Im Sommer 2020 hatte die polnische Regierung mit der Absicht, das Mediengesetz zu ihren Gunsten zu reformieren, in In- und Ausland für Empörung gesorgt, kurz vor Weihnachten wurde die Novelle des Gesetzes durch das polnische Parlament geschleust – das böse Erwachen kam für die Nationalkonservativen rund um den PiS-Vorsitzenden Jaroslaw Kaczynski nach dem Fest: ausgerechnet ihr mächtigster, wenn auch aufgrund des Amtes parteiloser Mann, Präsident Andrzej Duda, legte sein Veto gegen das neue Mediengesetz ein. „Ich weigere mich, die Änderung des Mediengesetzes zu unterzeichnen“, sagte der 49-Jährige in gewohnt energischer Manier. Und: dass es in Polen ohnehin schon zu viele Konflikte und Streitereien gebe. Außerdem wolle er die Medienfreiheit und den Pluralismus schützen.
Begeisterung auf Seiten der Opposition
So groß die Enttäuschung bei vielen PiS-Politikern war, so groß war die Begeisterung auf Seiten der Opposition und bei Dudas Amtsvorgängern.
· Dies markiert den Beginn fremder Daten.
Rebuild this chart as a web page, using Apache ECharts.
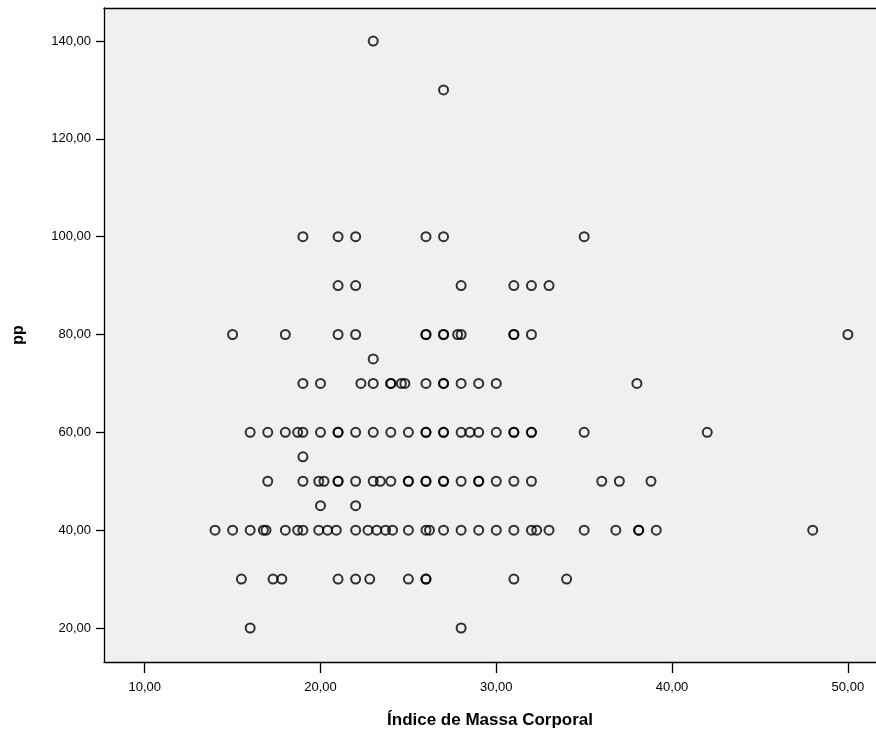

Aber auch aus den Vereinigten Staaten kamen lobende Worte. Wenig überraschend. Zielte die von Kaczynski anvisierte Medienreform doch vor allem darauf, den privaten, Regierungs-kritischen Fernsehsender „TVN“, der zum amerikanischen „Discovery“-Konzern gehört, stillzulegen. Weshalb die Reform in den polnischen Medien gemeinhin als „Lex TVN“ bezeichnet wird.
Mit seinem Veto dürfte Duda deshalb nicht nur als Brückenbauer in Polen fungieren wollen, sondern auch als Brückenbauer in Richtung Amerika. Was die Staatsräson angesichts der Spannungen an der Ostgrenze Polens, der Inflation und steigender Preise auch gebietet. Dass die Anhänger Kaczynskis die Gefahr einer zunehmenden Isolation Polens so leichtfertig in Kauf nehmen, schockiert. Eine Chance, das Gesetz trotz Veto zustande zubringen, besteht aber nur theoretisch. Insofern hat Duda auch gegen seinen Mentor ein Veto eingelegt.